▶ _PROBLEM DESCRIPTION_
Copy exactly the lines that run from the top of the listing to the line containing "0.916, 0.979, 0.989, 1.0];", both ends included, and omit the pictures.

▶ _SUPPLIED MATERIAL_
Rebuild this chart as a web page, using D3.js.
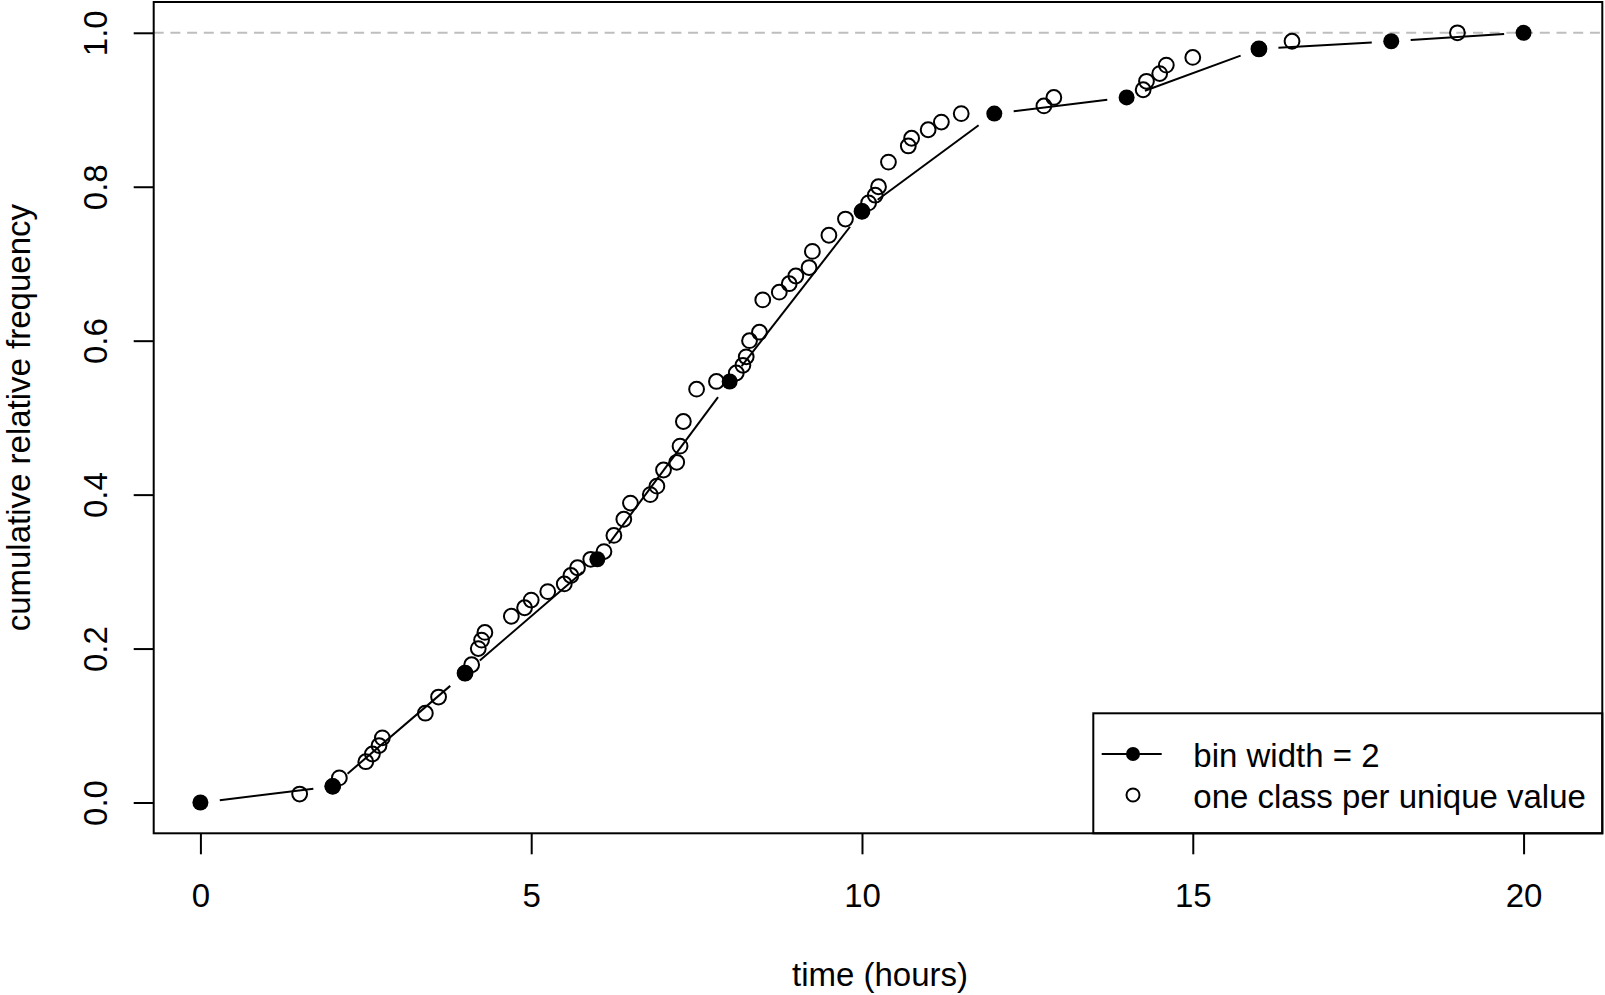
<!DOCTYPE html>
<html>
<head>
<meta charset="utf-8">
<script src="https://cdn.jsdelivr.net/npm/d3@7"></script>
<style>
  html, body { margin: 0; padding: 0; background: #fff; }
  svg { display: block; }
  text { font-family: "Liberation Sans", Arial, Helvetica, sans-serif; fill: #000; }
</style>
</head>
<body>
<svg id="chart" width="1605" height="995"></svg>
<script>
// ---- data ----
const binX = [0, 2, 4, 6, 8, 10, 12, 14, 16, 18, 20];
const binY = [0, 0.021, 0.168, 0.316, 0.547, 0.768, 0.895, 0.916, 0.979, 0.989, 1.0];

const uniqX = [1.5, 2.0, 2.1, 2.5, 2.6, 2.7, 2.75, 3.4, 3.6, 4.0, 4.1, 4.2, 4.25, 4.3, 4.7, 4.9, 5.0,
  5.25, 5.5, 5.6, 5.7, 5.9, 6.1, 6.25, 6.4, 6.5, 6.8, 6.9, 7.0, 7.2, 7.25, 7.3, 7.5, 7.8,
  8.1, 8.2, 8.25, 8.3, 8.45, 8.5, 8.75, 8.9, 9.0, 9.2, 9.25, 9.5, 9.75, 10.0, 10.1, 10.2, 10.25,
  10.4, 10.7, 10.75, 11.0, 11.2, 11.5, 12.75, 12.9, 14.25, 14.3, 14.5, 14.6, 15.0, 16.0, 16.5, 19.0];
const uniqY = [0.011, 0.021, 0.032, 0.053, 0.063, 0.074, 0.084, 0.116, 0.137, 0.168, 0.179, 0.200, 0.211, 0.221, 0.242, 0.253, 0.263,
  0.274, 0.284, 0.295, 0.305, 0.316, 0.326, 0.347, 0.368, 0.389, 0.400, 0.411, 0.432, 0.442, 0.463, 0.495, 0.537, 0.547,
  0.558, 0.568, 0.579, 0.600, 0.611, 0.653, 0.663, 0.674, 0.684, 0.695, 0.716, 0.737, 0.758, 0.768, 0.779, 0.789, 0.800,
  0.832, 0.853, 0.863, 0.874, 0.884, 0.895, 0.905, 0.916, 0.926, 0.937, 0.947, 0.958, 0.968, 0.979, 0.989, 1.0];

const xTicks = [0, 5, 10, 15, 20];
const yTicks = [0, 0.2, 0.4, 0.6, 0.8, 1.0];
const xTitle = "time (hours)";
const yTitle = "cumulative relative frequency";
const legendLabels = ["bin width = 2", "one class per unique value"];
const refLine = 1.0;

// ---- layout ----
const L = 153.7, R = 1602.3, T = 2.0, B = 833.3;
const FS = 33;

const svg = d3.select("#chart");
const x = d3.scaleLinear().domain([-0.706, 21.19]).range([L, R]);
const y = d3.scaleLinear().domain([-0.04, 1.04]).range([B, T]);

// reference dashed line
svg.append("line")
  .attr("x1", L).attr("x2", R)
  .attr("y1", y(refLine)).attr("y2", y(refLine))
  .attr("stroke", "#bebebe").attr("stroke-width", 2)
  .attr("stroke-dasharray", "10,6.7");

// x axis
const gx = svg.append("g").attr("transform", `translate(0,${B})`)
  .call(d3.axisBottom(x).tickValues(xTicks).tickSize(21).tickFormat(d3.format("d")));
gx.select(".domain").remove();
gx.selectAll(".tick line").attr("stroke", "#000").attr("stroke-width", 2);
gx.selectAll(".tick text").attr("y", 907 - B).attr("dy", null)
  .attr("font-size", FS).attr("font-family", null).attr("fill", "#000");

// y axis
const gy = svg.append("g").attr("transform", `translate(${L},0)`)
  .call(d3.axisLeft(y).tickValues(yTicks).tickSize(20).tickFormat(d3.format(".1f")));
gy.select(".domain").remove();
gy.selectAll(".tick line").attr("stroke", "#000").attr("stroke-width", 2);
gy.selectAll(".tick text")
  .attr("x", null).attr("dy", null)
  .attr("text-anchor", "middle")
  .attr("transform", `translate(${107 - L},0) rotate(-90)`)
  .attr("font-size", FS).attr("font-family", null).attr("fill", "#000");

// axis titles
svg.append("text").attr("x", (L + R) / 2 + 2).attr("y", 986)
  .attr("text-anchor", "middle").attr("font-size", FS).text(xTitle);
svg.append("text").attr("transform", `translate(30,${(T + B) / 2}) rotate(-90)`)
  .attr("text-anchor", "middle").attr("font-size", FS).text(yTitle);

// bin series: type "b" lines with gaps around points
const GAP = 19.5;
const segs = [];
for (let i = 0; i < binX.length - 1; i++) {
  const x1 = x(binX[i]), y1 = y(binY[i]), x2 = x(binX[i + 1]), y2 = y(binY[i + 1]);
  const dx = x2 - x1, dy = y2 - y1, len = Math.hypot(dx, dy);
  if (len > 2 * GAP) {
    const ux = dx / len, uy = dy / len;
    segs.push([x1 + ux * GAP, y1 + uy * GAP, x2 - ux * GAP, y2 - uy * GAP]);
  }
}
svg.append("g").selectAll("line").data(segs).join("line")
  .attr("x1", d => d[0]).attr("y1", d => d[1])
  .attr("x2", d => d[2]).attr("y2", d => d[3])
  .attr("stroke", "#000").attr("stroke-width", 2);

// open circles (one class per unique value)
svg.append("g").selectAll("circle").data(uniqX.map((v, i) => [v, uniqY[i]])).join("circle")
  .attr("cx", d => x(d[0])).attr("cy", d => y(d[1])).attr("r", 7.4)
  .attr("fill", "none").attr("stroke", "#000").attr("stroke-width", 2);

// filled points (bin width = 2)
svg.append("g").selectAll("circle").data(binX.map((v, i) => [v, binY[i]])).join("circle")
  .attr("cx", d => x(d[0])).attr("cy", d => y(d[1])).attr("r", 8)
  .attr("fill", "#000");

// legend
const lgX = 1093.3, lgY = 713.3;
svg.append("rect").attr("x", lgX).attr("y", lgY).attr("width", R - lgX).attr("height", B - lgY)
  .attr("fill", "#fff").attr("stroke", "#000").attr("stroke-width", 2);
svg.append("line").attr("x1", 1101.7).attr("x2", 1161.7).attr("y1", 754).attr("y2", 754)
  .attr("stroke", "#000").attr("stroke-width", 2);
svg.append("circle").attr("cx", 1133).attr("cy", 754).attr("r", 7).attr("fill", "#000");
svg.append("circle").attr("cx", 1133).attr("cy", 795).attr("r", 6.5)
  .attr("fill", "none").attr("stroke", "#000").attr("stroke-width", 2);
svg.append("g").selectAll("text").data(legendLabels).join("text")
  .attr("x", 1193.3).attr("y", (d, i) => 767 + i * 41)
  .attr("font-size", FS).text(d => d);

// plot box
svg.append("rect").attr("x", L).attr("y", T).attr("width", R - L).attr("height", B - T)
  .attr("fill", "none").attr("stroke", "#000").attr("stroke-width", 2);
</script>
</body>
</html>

▶ _RESPONSE TO THE TASK_
Rebuild this chart as a web page, using D3.js.
<!DOCTYPE html>
<html>
<head>
<meta charset="utf-8">
<script src="https://cdn.jsdelivr.net/npm/d3@7"></script>
<style>
  html, body { margin: 0; padding: 0; background: #fff; }
  svg { display: block; }
  text { font-family: "Liberation Sans", Arial, Helvetica, sans-serif; fill: #000; }
</style>
</head>
<body>
<svg id="chart" width="1605" height="995"></svg>
<script>
// ---- data ----
const binX = [0, 2, 4, 6, 8, 10, 12, 14, 16, 18, 20];
const binY = [0, 0.021, 0.168, 0.316, 0.547, 0.768, 0.895, 0.916, 0.979, 0.989, 1.0];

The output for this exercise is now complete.